A final highlight for me was the reminder that all leaders need guidance from mentors about how they can take care of themselves and keep things in perspective while leading change. Catherine Zeisner challenged us to listen to the voices of students because in the end, learning is for them. Personalized learning means we can accelerate academic and cognitive growth; students learn better when they have voice and choice with personalized feedback. And as leaders, we need to ensure that those voices—even the quietest ones—are part of the equation. Catherine takes her leadership inspiration from one of nature’s most unlikely creatures: the prickly, plodding lobster! Often, people don’t respect this bottom-dwelling crustacean, but lobsters shed their exoskeleton when it becomes too tight and uncomfortable. That’s how they grow. She challenged us to learn from that behaviour, to expand beyond our conventional boundaries, even when it’s intimidating. That’s the space where real transformation happens.

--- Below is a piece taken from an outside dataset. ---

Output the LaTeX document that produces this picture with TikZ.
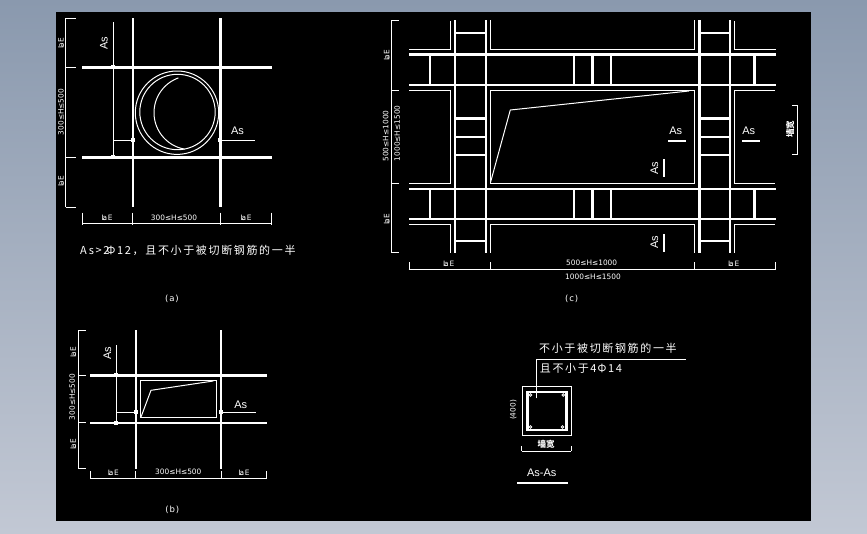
\documentclass[tikz,border=0pt]{standalone}
\usepackage{fontspec}
\setmainfont{DejaVu Sans}
\newfontfamily\cjkspaced[LetterSpace=15]{Noto Sans CJK SC}
\newfontfamily\cjkplain{Noto Sans CJK SC}
\newfontfamily\latspaced{Liberation Sans}
\newcommand{\LaE}{L\kern-.42em a\kern.1em E}
\definecolor{bgtop}{RGB}{138,153,174}
\definecolor{bgbot}{RGB}{194,200,212}
\tikzset{
  thk/.style={draw=white,line width=2.4pt},
  thkb/.style={draw=white,line width=3.2pt},
  thn/.style={draw=white,line width=1pt},
  mid/.style={draw=white,line width=1.6pt},
  dimtxt/.style={text=white,inner sep=0pt,font=\fontsize{7.4}{8}\selectfont},
  astxt/.style={text=white,inner sep=0pt,font=\latspaced\fontsize{11}{12}\selectfont},
  captxt/.style={text=white,inner sep=0pt,font=\fontsize{8.5}{9}\selectfont\addfontfeature{LetterSpace=10}},
  cntxt/.style={text=white,inner sep=0pt,anchor=west,font=\cjkspaced\fontsize{11}{12}\selectfont},
  walltxt/.style={text=white,inner sep=0pt,font=\cjkplain\bfseries\fontsize{8.5}{9}\selectfont}
}
\begin{document}
\begin{tikzpicture}[x=1pt,y=-1pt]
\useasboundingbox (0,0) rectangle (867,533);
\shade[top color=bgtop,bottom color=bgbot] (0,0) rectangle (867,533);
\fill[black] (56,12) rectangle (811,521);

%% ---------- panel (a)
\draw[thk] (132.7,18)--(132.7,207) (220.3,18)--(220.3,207);
\draw[thk] (82.3,67.3)--(271.7,67.3) (82.3,157.3)--(271.7,157.3);
\draw[thn] (65.7,18)--(65.7,207);
\foreach \y in {18,67.3,157.3,207} \draw[thn] (65.7,\y)--(75.7,\y);
\draw[thn] (82.3,223.7)--(271.7,223.7);
\foreach \x in {82.3,132.5,220.3,271.7} \draw[thn] (\x,212.7)--(\x,224.5);
\draw[thn] (113.3,22.3)--(113.3,157.3) (113.3,140.3)--(132.7,140.3) (220.3,140.3)--(255,140.3);
\foreach \x/\y in {113.3/67.3,113.3/157.3,132.7/140.3,220.3/140.3}
  \fill[white] (\x-2,\y-2) rectangle (\x+2,\y+2);
\draw[thn] (177,112.7) circle[radius=41.7pt];
\draw[thn] (177.5,112) circle[radius=37.7pt];
\draw[thn] plot[domain=100:250,samples=40,smooth] ({191+37*cos(\x)},{112.7+37*sin(\x)});
\node[astxt,rotate=90] (asa1) at (104,43) {As};
\node[astxt] (asa2) at (237.5,131) {As};
\node[dimtxt,rotate=90] (da1) at (61,43) {\LaE};
\node[dimtxt,rotate=90] (da2) at (61,112) {300≤H≤500};
\node[dimtxt,rotate=90] (da3) at (61,181) {\LaE};
\node[dimtxt] (da4) at (107,218) {\LaE};
\node[dimtxt] (da5) at (174,218) {300≤H≤500};
\node[dimtxt] (da6) at (246,218) {\LaE};
\node[cntxt] (mainnote) at (80,250) {As>2\kern-.25em Φ12，且不小于被切断钢筋的一半};
\node[captxt] (capa) at (172,299) {(a)};

%% ---------- panel (b)
\draw[thk] (136,330)--(136,468.7) (221,330)--(221,468.7);
\draw[thkb] (90,375.3)--(267,375.3);
\draw[thk] (90,423)--(267,423);
\draw[thn] (78.3,330)--(78.3,468);
\foreach \y in {330,375.3,422.3,468} \draw[thn] (78.3,\y)--(85.7,\y);
\draw[thn] (90.3,478.3)--(266.7,478.3);
\foreach \x in {90.3,135.7,221,266.7} \draw[thn] (\x,471)--(\x,479);
\draw[thn] (116.3,345)--(116.3,423) (116.3,412)--(136,412) (221,412)--(256,412);
\foreach \x/\y in {116.3/375.3,116.3/423,136/412,221/412}
  \fill[white] (\x-2,\y-2) rectangle (\x+2,\y+2);
\draw[thn] (140.3,380.3) rectangle (216.7,417.7);
\draw[thn] (141,417)--(151,390.3)--(213.3,381);
\node[astxt,rotate=90] (asb1) at (107.3,353) {As};
\node[astxt] (asb2) at (240.7,405) {As};
\node[dimtxt,rotate=90] (db1) at (73.3,352) {\LaE};
\node[dimtxt,rotate=90] (db2) at (72.3,397) {300≤H≤500};
\node[dimtxt,rotate=90] (db3) at (73.3,444) {\LaE};
\node[dimtxt] (db4) at (113.3,473) {\LaE};
\node[dimtxt] (db5) at (178.3,472) {300≤H≤500};
\node[dimtxt] (db6) at (244,473) {\LaE};
\node[captxt] (capb) at (172.3,510) {(b)};

%% ---------- panel (c)
\foreach \x in {455,485.7,699.3,730} \draw[thk] (\x,20)--(\x,252.7);
\draw[thkb] (409,54.3)--(776,54.3);
\foreach \y in {85,189,219} \draw[thk] (409,\y)--(776,\y);
\foreach \xa/\xb in {455/485.7,699.3/730}{
  \foreach \y in {33,137,155,240.7} \draw[white,line width=1.7pt] (\xa,\y)--(\xb,\y);
  \draw[white,line width=2.8pt] (\xa,118.3)--(\xb,118.3);
}
\foreach \x in {430,574,592.3,611,754.3}{
  \draw[thk] (\x,54.3)--(\x,85);
  \draw[thk] (\x,189)--(\x,219);
}
\draw[thn] (450.3,21)--(450.3,49.3)--(409,49.3);
\draw[thn] (490.3,20)--(490.3,49.3)--(694.7,49.3)--(694.7,20);
\draw[thn] (734.3,21)--(734.3,49.3)--(776,49.3);
\draw[thn] (409,90.3)--(450.3,90.3)--(450.3,183.3)--(409,183.3);
\draw[thn] (490.3,90.3) rectangle (694.7,183.3);
\draw[thn] (775,90.3)--(734.3,90.3)--(734.3,183.3)--(775,183.3);
\draw[thn] (409,224.3)--(450.3,224.3)--(450.3,252.7);
\draw[thn] (490.3,252.7)--(490.3,224.3)--(694.7,224.3)--(694.7,252.7);
\draw[thn] (734.3,252.7)--(734.3,224.3)--(775,224.3);
\draw[thn] (490.7,181.7)--(510.3,110)--(689,91);
\draw[thn] (391.7,20.3)--(391.7,252.7);
\foreach \y in {20.3,90.3,183.3,252.7} \draw[thn] (391.7,\y)--(399,\y);
\draw[thn] (408.5,269.3)--(776,269.3);
\foreach \x in {409,490.3,694.3,775.3} \draw[thn] (\x,262.3)--(\x,270);
\draw[thn] (797.7,105)--(797.7,154.3) (792.3,105)--(797.7,105) (792.3,154.3)--(797.7,154.3);
\draw[mid] (668,141)--(686,141) (742.3,141)--(760,141);
\draw[mid] (663.7,159)--(663.7,176.7) (663.7,234)--(663.7,251.7);
\node[astxt] (asc1) at (675.7,131) {As};
\node[astxt] (asc2) at (748.7,131) {As};
\node[astxt,rotate=90] (asc3) at (654.3,168.3) {As};
\node[astxt,rotate=90] (asc4) at (654.3,242.3) {As};
\node[dimtxt,rotate=90] (dc1) at (386.7,55) {\LaE};
\node[dimtxt,rotate=90] (dc2) at (385.7,136) {500≤H≤1000};
\node[dimtxt,rotate=90] (dc3) at (397.3,133.3) {1000≤H≤1500};
\node[dimtxt,rotate=90] (dc4) at (386.7,219) {\LaE};
\node[dimtxt] (dc5) at (448.7,264.3) {\LaE};
\node[dimtxt] (dc6) at (591.7,263.3) {500≤H≤1000};
\node[dimtxt] (dc7) at (593,277.3) {1000≤H≤1500};
\node[dimtxt] (dc8) at (733.7,264.3) {\LaE};
\node[walltxt,rotate=90] (wallc) at (790,129) {墙宽};
\node[captxt] (capc) at (571.7,299.3) {(c)};

%% ---------- section As-As
\draw[thn] (522.3,386.3) rectangle (571.3,435.3);
\draw[white,line width=2.6pt] (527.5,392) rectangle (566.3,430);
\foreach \x/\y in {530.6/395,563.2/395,530.6/427,562.6/427}
  \draw[thn,line width=.8pt] (\x,\y) circle[radius=1.3pt];
\draw[thn] (536.7,398.3)--(536.7,359.3)--(686,359.3);
\node[cntxt] (sec1) at (539,348.3) {不小于被切断钢筋的一半};
\node[cntxt] (sec2) at (539.7,368.3) {且不小于4\kern.1em Φ14};
\node[dimtxt,rotate=90] (sec3) at (513.3,410) {(400)};
\draw[thn] (521.7,451.3)--(571.3,451.3) (521.9,446.3)--(521.9,451.3) (571.1,446.3)--(571.1,451.3);
\node[walltxt] (sec4) at (546,444.7) {墙宽};
\node[astxt] (sec5) at (541.7,472.7) {As-As};
\draw[mid] (517,482.7)--(568,482.7);
\end{tikzpicture}
\end{document}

These are the key insights I took away from this year’s Connected Learning Conference. I hope they shed some light on my thinking about education, and how I structure my work at UDiscover Learning. I want to offer my heartfelt thanks to Microsoft in Education Canada for bringing this group of innovators together. When education leaders gather in the spirit of serving students, they lay the groundwork for truly inclusive, future-ready learning.
Dr. Elka Walsh is a leader in education with over 20 years of experience ranging from executive positions at colleges and polytechnics in Canada, to Chief Education and Learning Officer at one of Canada’s largest science centers and now as founder of UDiscover Learning Inc. – a company on a mission to empower schools, colleges, universities and corporations to amplify their impact and achieve more student success with innovative education strategies, impactful learning design and thoughtful quality assurance. Through her consultancy UDiscover Learning, Elka has been contracted by Microsoft Canada in the newly created role of Future Ready Skills Leader to help ensure the next generation workforce have the skills needed to be successful in the future, and to work with education institutions to create innovative new learning opportunities. Elka serves as a member of the Board for Learning Disabilities Association of Alberta and holds a PhD from McMaster University and has taught at Humber College and McMaster University.